• TASK:
Write out the entire listing below exactly as it appears, minus any pictures.

• INFORMATION PROVIDED:

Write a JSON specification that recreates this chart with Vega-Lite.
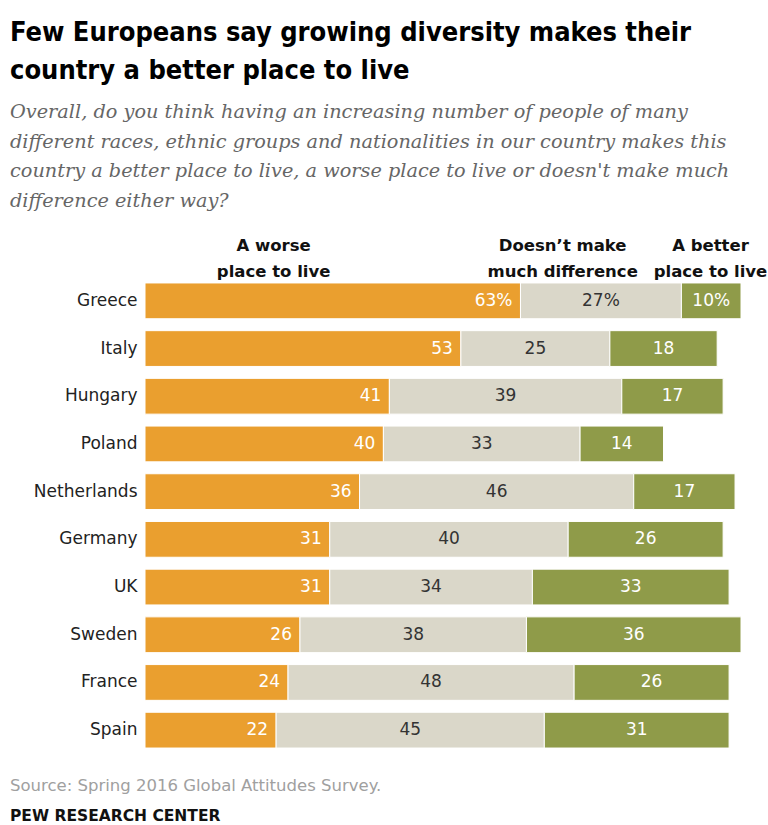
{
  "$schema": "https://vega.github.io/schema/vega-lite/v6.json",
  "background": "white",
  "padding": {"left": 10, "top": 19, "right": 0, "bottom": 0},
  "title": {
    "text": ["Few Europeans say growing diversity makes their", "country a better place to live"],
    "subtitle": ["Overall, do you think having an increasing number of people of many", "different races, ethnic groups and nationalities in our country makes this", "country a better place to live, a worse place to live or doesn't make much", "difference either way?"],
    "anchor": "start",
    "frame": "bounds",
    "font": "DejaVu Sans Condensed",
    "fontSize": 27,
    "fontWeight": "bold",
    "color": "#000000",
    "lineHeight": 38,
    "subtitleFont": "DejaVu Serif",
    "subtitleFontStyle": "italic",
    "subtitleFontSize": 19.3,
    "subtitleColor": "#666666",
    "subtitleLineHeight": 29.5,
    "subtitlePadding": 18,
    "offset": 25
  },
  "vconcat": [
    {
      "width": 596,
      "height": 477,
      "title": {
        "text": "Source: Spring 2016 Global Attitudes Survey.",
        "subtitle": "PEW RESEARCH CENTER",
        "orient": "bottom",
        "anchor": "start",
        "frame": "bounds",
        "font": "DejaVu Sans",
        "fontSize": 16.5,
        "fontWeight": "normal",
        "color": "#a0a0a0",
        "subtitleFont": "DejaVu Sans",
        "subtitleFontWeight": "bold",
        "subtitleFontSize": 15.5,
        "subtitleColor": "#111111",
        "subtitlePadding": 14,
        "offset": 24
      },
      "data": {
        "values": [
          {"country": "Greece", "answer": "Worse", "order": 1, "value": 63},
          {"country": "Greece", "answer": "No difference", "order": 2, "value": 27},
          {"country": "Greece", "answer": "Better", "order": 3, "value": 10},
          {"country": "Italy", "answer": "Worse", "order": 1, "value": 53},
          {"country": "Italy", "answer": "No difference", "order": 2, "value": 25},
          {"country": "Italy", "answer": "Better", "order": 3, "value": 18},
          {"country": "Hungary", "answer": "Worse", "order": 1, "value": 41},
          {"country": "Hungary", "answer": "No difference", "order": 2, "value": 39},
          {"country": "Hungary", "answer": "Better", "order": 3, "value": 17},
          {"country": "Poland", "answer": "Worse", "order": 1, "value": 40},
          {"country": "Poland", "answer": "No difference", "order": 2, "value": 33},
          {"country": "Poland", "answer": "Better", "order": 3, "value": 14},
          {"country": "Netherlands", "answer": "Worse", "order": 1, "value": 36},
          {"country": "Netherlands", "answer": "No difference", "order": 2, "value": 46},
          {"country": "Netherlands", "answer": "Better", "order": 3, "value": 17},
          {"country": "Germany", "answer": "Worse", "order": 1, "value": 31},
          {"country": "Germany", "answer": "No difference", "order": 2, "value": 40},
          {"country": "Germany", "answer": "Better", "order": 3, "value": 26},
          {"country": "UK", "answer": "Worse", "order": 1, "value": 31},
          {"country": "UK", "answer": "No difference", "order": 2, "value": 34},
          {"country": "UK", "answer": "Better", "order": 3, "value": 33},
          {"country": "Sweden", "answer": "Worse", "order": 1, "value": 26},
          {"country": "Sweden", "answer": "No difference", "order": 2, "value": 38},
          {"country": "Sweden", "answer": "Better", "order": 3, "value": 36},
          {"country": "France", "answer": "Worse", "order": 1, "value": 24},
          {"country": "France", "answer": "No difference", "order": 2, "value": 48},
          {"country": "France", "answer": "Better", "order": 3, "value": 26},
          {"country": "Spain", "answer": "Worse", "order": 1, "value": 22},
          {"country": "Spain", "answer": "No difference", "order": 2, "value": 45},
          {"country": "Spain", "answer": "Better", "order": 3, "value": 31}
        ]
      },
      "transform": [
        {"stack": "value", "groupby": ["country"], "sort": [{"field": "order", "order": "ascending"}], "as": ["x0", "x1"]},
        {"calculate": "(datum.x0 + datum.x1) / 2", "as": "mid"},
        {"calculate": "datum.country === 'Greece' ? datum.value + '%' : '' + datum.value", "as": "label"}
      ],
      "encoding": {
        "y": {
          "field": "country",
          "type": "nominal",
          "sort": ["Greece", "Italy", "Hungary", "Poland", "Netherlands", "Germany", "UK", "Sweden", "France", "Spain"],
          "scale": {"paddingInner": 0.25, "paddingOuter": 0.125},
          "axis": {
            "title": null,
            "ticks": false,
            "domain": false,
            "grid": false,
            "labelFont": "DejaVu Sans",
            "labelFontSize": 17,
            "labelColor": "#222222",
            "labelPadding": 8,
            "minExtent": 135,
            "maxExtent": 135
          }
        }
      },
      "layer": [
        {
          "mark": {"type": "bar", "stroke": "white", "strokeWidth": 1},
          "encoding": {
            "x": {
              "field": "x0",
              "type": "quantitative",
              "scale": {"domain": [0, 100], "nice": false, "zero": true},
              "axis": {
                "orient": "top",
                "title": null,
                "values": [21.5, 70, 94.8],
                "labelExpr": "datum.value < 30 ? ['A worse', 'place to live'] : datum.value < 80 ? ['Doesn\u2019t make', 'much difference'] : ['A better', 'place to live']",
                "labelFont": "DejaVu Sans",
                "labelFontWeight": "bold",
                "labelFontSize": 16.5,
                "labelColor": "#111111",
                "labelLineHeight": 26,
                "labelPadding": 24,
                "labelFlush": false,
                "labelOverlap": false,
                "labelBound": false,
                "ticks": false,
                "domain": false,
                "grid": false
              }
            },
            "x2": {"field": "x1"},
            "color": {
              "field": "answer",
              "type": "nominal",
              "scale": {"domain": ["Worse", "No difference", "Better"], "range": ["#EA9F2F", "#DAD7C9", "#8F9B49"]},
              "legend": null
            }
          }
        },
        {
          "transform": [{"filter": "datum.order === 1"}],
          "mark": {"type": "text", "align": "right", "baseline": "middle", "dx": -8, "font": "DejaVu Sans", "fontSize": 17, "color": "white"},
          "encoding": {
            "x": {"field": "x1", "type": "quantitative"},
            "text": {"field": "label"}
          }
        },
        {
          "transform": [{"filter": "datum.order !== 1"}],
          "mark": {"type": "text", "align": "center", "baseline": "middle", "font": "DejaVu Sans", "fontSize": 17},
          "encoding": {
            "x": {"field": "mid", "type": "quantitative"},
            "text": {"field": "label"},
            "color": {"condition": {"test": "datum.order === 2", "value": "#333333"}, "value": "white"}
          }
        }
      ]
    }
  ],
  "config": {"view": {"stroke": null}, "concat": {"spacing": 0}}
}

• SOLUTION:
Write a JSON specification that recreates this chart with Vega-Lite.
{
  "$schema": "https://vega.github.io/schema/vega-lite/v6.json",
  "background": "white",
  "padding": {"left": 10, "top": 19, "right": 0, "bottom": 0},
  "title": {
    "text": ["Few Europeans say growing diversity makes their", "country a better place to live"],
    "subtitle": ["Overall, do you think having an increasing number of people of many", "different races, ethnic groups and nationalities in our country makes this", "country a better place to live, a worse place to live or doesn't make much", "difference either way?"],
    "anchor": "start",
    "frame": "bounds",
    "font": "DejaVu Sans Condensed",
    "fontSize": 27,
    "fontWeight": "bold",
    "color": "#000000",
    "lineHeight": 38,
    "subtitleFont": "DejaVu Serif",
    "subtitleFontStyle": "italic",
    "subtitleFontSize": 19.3,
    "subtitleColor": "#666666",
    "subtitleLineHeight": 29.5,
    "subtitlePadding": 18,
    "offset": 25
  },
  "vconcat": [
    {
      "width": 596,
      "height": 477,
      "title": {
        "text": "Source: Spring 2016 Global Attitudes Survey.",
        "subtitle": "PEW RESEARCH CENTER",
        "orient": "bottom",
        "anchor": "start",
        "frame": "bounds",
        "font": "DejaVu Sans",
        "fontSize": 16.5,
        "fontWeight": "normal",
        "color": "#a0a0a0",
        "subtitleFont": "DejaVu Sans",
        "subtitleFontWeight": "bold",
        "subtitleFontSize": 15.5,
        "subtitleColor": "#111111",
        "subtitlePadding": 14,
        "offset": 24
      },
      "data": {
        "values": [
          {"country": "Greece", "answer": "Worse", "order": 1, "value": 63},
          {"country": "Greece", "answer": "No difference", "order": 2, "value": 27},
          {"country": "Greece", "answer": "Better", "order": 3, "value": 10},
          {"country": "Italy", "answer": "Worse", "order": 1, "value": 53},
          {"country": "Italy", "answer": "No difference", "order": 2, "value": 25},
          {"country": "Italy", "answer": "Better", "order": 3, "value": 18},
          {"country": "Hungary", "answer": "Worse", "order": 1, "value": 41},
          {"country": "Hungary", "answer": "No difference", "order": 2, "value": 39},
          {"country": "Hungary", "answer": "Better", "order": 3, "value": 17},
          {"country": "Poland", "answer": "Worse", "order": 1, "value": 40},
          {"country": "Poland", "answer": "No difference", "order": 2, "value": 33},
          {"country": "Poland", "answer": "Better", "order": 3, "value": 14},
          {"country": "Netherlands", "answer": "Worse", "order": 1, "value": 36},
          {"country": "Netherlands", "answer": "No difference", "order": 2, "value": 46},
          {"country": "Netherlands", "answer": "Better", "order": 3, "value": 17},
          {"country": "Germany", "answer": "Worse", "order": 1, "value": 31},
          {"country": "Germany", "answer": "No difference", "order": 2, "value": 40},
          {"country": "Germany", "answer": "Better", "order": 3, "value": 26},
          {"country": "UK", "answer": "Worse", "order": 1, "value": 31},
          {"country": "UK", "answer": "No difference", "order": 2, "value": 34},
          {"country": "UK", "answer": "Better", "order": 3, "value": 33},
          {"country": "Sweden", "answer": "Worse", "order": 1, "value": 26},
          {"country": "Sweden", "answer": "No difference", "order": 2, "value": 38},
          {"country": "Sweden", "answer": "Better", "order": 3, "value": 36},
          {"country": "France", "answer": "Worse", "order": 1, "value": 24},
          {"country": "France", "answer": "No difference", "order": 2, "value": 48},
          {"country": "France", "answer": "Better", "order": 3, "value": 26},
          {"country": "Spain", "answer": "Worse", "order": 1, "value": 22},
          {"country": "Spain", "answer": "No difference", "order": 2, "value": 45},
          {"country": "Spain", "answer": "Better", "order": 3, "value": 31}
        ]
      },
      "transform": [
        {"stack": "value", "groupby": ["country"], "sort": [{"field": "order", "order": "ascending"}], "as": ["x0", "x1"]},
        {"calculate": "(datum.x0 + datum.x1) / 2", "as": "mid"},
        {"calculate": "datum.country === 'Greece' ? datum.value + '%' : '' + datum.value", "as": "label"}
      ],
      "encoding": {
        "y": {
          "field": "country",
          "type": "nominal",
          "sort": ["Greece", "Italy", "Hungary", "Poland", "Netherlands", "Germany", "UK", "Sweden", "France", "Spain"],
          "scale": {"paddingInner": 0.25, "paddingOuter": 0.125},
          "axis": {
            "title": null,
            "ticks": false,
            "domain": false,
            "grid": false,
            "labelFont": "DejaVu Sans",
            "labelFontSize": 17,
            "labelColor": "#222222",
            "labelPadding": 8,
            "minExtent": 135,
            "maxExtent": 135
          }
        }
      },
      "layer": [
        {
          "mark": {"type": "bar", "stroke": "white", "strokeWidth": 1},
          "encoding": {
            "x": {
              "field": "x0",
              "type": "quantitative",
              "scale": {"domain": [0, 100], "nice": false, "zero": true},
              "axis": {
                "orient": "top",
                "title": null,
                "values": [21.5, 70, 94.8],
                "labelExpr": "datum.value < 30 ? ['A worse', 'place to live'] : datum.value < 80 ? ['Doesn\u2019t make', 'much difference'] : ['A better', 'place to live']",
                "labelFont": "DejaVu Sans",
                "labelFontWeight": "bold",
                "labelFontSize": 16.5,
                "labelColor": "#111111",
                "labelLineHeight": 26,
                "labelPadding": 24,
                "labelFlush": false,
                "labelOverlap": false,
                "labelBound": false,
                "ticks": false,
                "domain": false,
                "grid": false
              }
            },
            "x2": {"field": "x1"},
            "color": {
              "field": "answer",
              "type": "nominal",
              "scale": {"domain": ["Worse", "No difference", "Better"], "range": ["#EA9F2F", "#DAD7C9", "#8F9B49"]},
              "legend": null
            }
          }
        },
        {
          "transform": [{"filter": "datum.order === 1"}],
          "mark": {"type": "text", "align": "right", "baseline": "middle", "dx": -8, "font": "DejaVu Sans", "fontSize": 17, "color": "white"},
          "encoding": {
            "x": {"field": "x1", "type": "quantitative"},
            "text": {"field": "label"}
          }
        },
        {
          "transform": [{"filter": "datum.order !== 1"}],
          "mark": {"type": "text", "align": "center", "baseline": "middle", "font": "DejaVu Sans", "fontSize": 17},
          "encoding": {
            "x": {"field": "mid", "type": "quantitative"},
            "text": {"field": "label"},
            "color": {"condition": {"test": "datum.order === 2", "value": "#333333"}, "value": "white"}
          }
        }
      ]
    }
  ],
  "config": {"view": {"stroke": null}, "concat": {"spacing": 0}}
}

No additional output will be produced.